I just couldn’t understand what Zander possibly saw in him. I mean, yeah, okay, he was pretty. Really pretty. In a mean way, like those popular cheerleader bitches from highschool. The kind of pretty you had to hate. And he was mean... even if he didn’t threaten me, and throw me onto the sidewalk, I could’ve told anyone that. His aura fairly oozed with venom and rot. I felt uncomfortable just standing near him. I could tell he’d hurt people, a lot of people, and that he didn’t particularly care one way or the other that he had. As demonstrated. On me. The bruises were just starting to turn funny colors.
Why would Zander leave someone like me for someone like him? He was evil, I... I loved him! Did Zander really want me to be meaner? Was that the kind of guy he liked? It just didn’t seem to-
“Oh, God dammit! Argh!” Crossing the street, the grocery store just ahead, I had stepped into a slushy puddle that had formed at a blocked drain. My right shoe was now soggy and cold. What was it with today? Was this “The Universe Hates on Kevin Sobiezki” Day? Or... were these omens? ...Omens of what? Omens that my life was going to suck even worse than it did already? I sighed, shaking my sodden right foot and squishing across the street toward the grocery store.
I shopped quickly, happily filling my brain with prices and sales and nutrition labels. I ignored the inane pop playing on the loudspeakers as best I could. I tried not to buy too much, so I could use the express checkout and get home faster, and so I would have a free arm for my other purchases. I stared into space, thinking, as the teenage girl with freckles and braces rang me up. I would have to take the bus to Ace Hardware... why had I gotten groceries first? Oh well, I hadn’t bought milk or anything that would go bad....
“Have a nice day!” said Braces Girl, handing me back my debit card. I pretended to smile and headed for the door with my bag of groceries, digging in my coat pocket for my book. I was in the habit of carrying around small books, paperbacks and such, to prevent boredom on busrides. Or long walks to the bus stop. Whatever. It was better than thinking about Zan and... that other guy.
I flipped to my page in The Screwtape Letters. Screwtape was having a fit about Wormwood’s patient’s new love interest. I knew I should be laughing at C. S. Lewis’ brilliant and heavily sarcastic wit, but my heart just wasn’t in it. Still, it was a good distraction.

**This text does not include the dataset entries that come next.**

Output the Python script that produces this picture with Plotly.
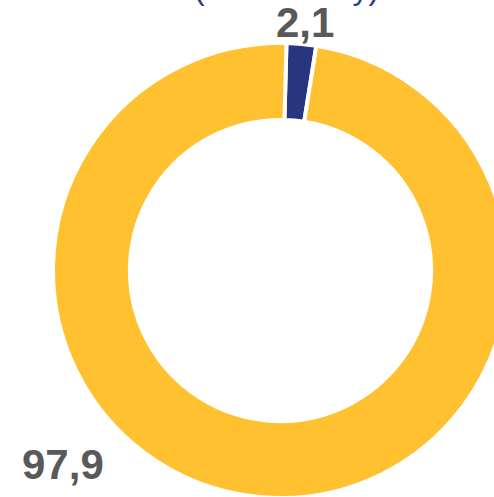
import plotly.graph_objects as go

labels = ["Доля 1", "Доля 2"]
values = [2.1, 97.9]
colors = ["#283580", "#FFC12F"]
title_text = "(в % к итогу)"

# plot area geometry (pixels)
L, T, W = 53, 43, 455


def px(x, y):
    return (x - L) / W, 1 - (y - T) / W


def fmt(v):
    return f"<b>{v:.1f}</b>".replace(".", ",")


fig = go.Figure(go.Pie(
    labels=labels,
    values=values,
    hole=0.662,
    sort=False,
    direction="clockwise",
    rotation=1.5,
    marker=dict(colors=colors, line=dict(color="white", width=4)),
    textinfo="none",
    hoverinfo="label+value",
    showlegend=False,
))

label_pos = [(305, 23), (63, 464)]
for v, (x, y) in zip(values, label_pos):
    ax, ay = px(x, y)
    fig.add_annotation(x=ax, y=ay, xref="paper", yref="paper", text=fmt(v),
                       showarrow=False, xanchor="center", yanchor="middle",
                       font=dict(family="Arial, Liberation Sans", size=42, color="#595959"))

tx, ty = px(286, -12)
fig.add_annotation(x=tx, y=ty, xref="paper", yref="paper", text=title_text,
                   showarrow=False, xanchor="center", yanchor="middle",
                   font=dict(family="Arial, Liberation Sans", size=32, color="#2E3A87"))

fig.update_layout(
    width=510, height=500,
    margin=dict(l=L, r=2, t=T, b=2),
    paper_bgcolor="white",
    plot_bgcolor="white",
)

fig.write_html("out.html", config={"displayModeBar": False},
               post_script="document.body.style.margin='0';document.body.style.overflow='hidden';document.documentElement.style.overflow='hidden';")
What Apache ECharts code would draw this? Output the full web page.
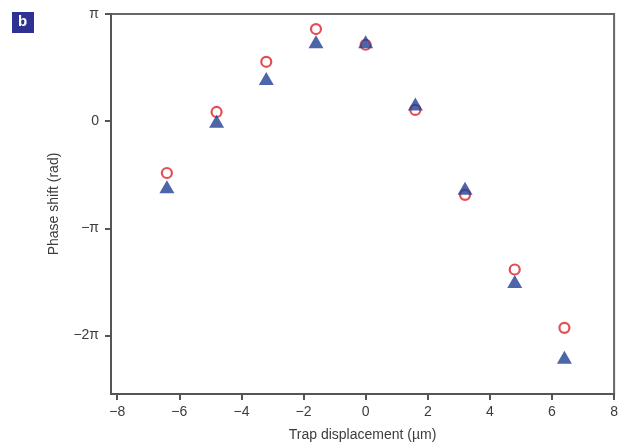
<!DOCTYPE html>
<html>
<head>
<meta charset="utf-8">
<script src="https://cdn.jsdelivr.net/npm/echarts@6/dist/echarts.min.js"></script>
<style>
  html, body { margin: 0; padding: 0; background: #fff; }
  #chart { width: 621px; height: 448px; }
</style>
</head>
<body>
<div id="chart"></div>
<script>
// Trap displacement (µm) for each measurement
const displacement = [-6.4, -4.8, -3.2, -1.6, 0, 1.6, 3.2, 4.8, 6.4];
// Phase shift (rad), open red circles
const phaseCircles = [-1.52, 0.27, 1.74, 2.70, 2.24, 0.33, -2.16, -4.35, -6.06];
// Phase shift (rad), filled blue triangles
const phaseTriangles = [-1.92, 0.0, 1.25, 2.33, 2.33, 0.50, -1.97, -4.70, -6.92];

// Axis ticks
const xTickValues = [-8, -6, -4, -2, 0, 2, 4, 6, 8];
const yTickValues = [Math.PI, 0, -Math.PI, -2 * Math.PI];
const yTickLabels = ['\u03c0', '0', '\u2212\u03c0', '\u22122\u03c0'];

const FONT = '"Liberation Sans", Arial, sans-serif';
const AXIS_COLOR = '#555';
const TEXT_COLOR = '#3c3c3c';

const chart = echarts.init(document.getElementById('chart'), null, { renderer: 'canvas' });

function pairs(ys) {
  return displacement.map((x, i) => [x, ys[i]]);
}

chart.setOption({
  animation: false,
  backgroundColor: '#fff',
  graphic: [
    {
      type: 'rect',
      left: 12, top: 12,
      shape: { width: 22, height: 21 },
      style: { fill: '#2e3192' }
    },
    {
      type: 'text',
      left: 18, top: 14,
      style: { text: 'b', fill: '#fff', font: 'bold 15px ' + FONT }
    }
  ],
  grid: {
    left: 111, right: 3, top: 14, bottom: 54,
    show: true,
    borderColor: '#666',
    borderWidth: 2,
    backgroundColor: 'transparent'
  },
  xAxis: {
    type: 'value',
    min: -8.2,
    max: 8,
    name: 'Trap displacement (\u00b5m)',
    nameLocation: 'middle',
    nameGap: 34,
    nameTextStyle: { fontFamily: FONT, fontSize: 14, color: TEXT_COLOR },
    splitLine: { show: false },
    axisLine: { onZero: false, lineStyle: { color: AXIS_COLOR, width: 2 } },
    axisTick: {
      show: true, length: 6, inside: false,
      customValues: xTickValues,
      lineStyle: { color: AXIS_COLOR, width: 2 }
    },
    axisLabel: {
      customValues: xTickValues,
      margin: 11,
      fontFamily: FONT, fontSize: 14, color: TEXT_COLOR,
      formatter: v => (v < 0 ? '\u2212' + Math.abs(v) : String(v))
    }
  },
  yAxis: {
    type: 'value',
    min: -8.0,
    max: Math.PI,
    name: 'Phase shift (rad)',
    nameLocation: 'middle',
    nameGap: 50,
    nameTextStyle: { fontFamily: FONT, fontSize: 14, color: TEXT_COLOR },
    splitLine: { show: false },
    axisLine: { onZero: false, lineStyle: { color: AXIS_COLOR, width: 2 } },
    axisTick: {
      show: true, length: 6, inside: false,
      customValues: yTickValues,
      lineStyle: { color: AXIS_COLOR, width: 2 }
    },
    axisLabel: {
      customValues: yTickValues,
      margin: 12,
      fontFamily: FONT, fontSize: 14, color: TEXT_COLOR,
      formatter: v => {
        const i = yTickValues.findIndex(t => Math.abs(t - v) < 1e-6);
        return i >= 0 ? yTickLabels[i] : '';
      }
    }
  },
  series: [
    {
      type: 'scatter',
      data: pairs(phaseCircles),
      symbol: 'circle',
      symbolSize: 10,
      itemStyle: { color: 'rgba(0,0,0,0)', borderColor: '#dd2027', borderWidth: 2.2 },
      z: 2
    },
    {
      type: 'scatter',
      data: pairs(phaseTriangles),
      symbol: 'triangle',
      symbolSize: [15, 13],
      itemStyle: { color: '#213f94' },
      z: 3
    }
  ]
});
</script>
</body>
</html>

I didn’t even know they were there until I felt hands on my neck, curling around my throat. My groceries went flying as I was yanked backwards, pulled with unnatural strength for such small, slender hands. I caught a glimpse of a girl catching one of my oranges as I fell back against someone’s body... another girl. My arms were pinned and I opened my mouth to shout for help, only to have it gagged by the orange. The acrid taste of the peel filled my mouth, and my eyes watered.
Their auras... were like the absence of auras, spiritual black holes that sucked and pulled at my soul. I could feel my heart hammering against my ribcage, as if trying to escape my chest. I felt cold, colder than the weather. “Mf!” I said, desperately trying to shout past the orange.
The girl in front of me leaned in close, trailing manicured fingers down my cheek. “Ssshh, prettypretty. No talking,” she said, her voice mockingly sweet. Her eyes.... I shuddered, and she smiled. “...But you can cry if you want to.” Her eyes were empty black, hollow, like her aura, like her soul.
I knew then that I was going to die.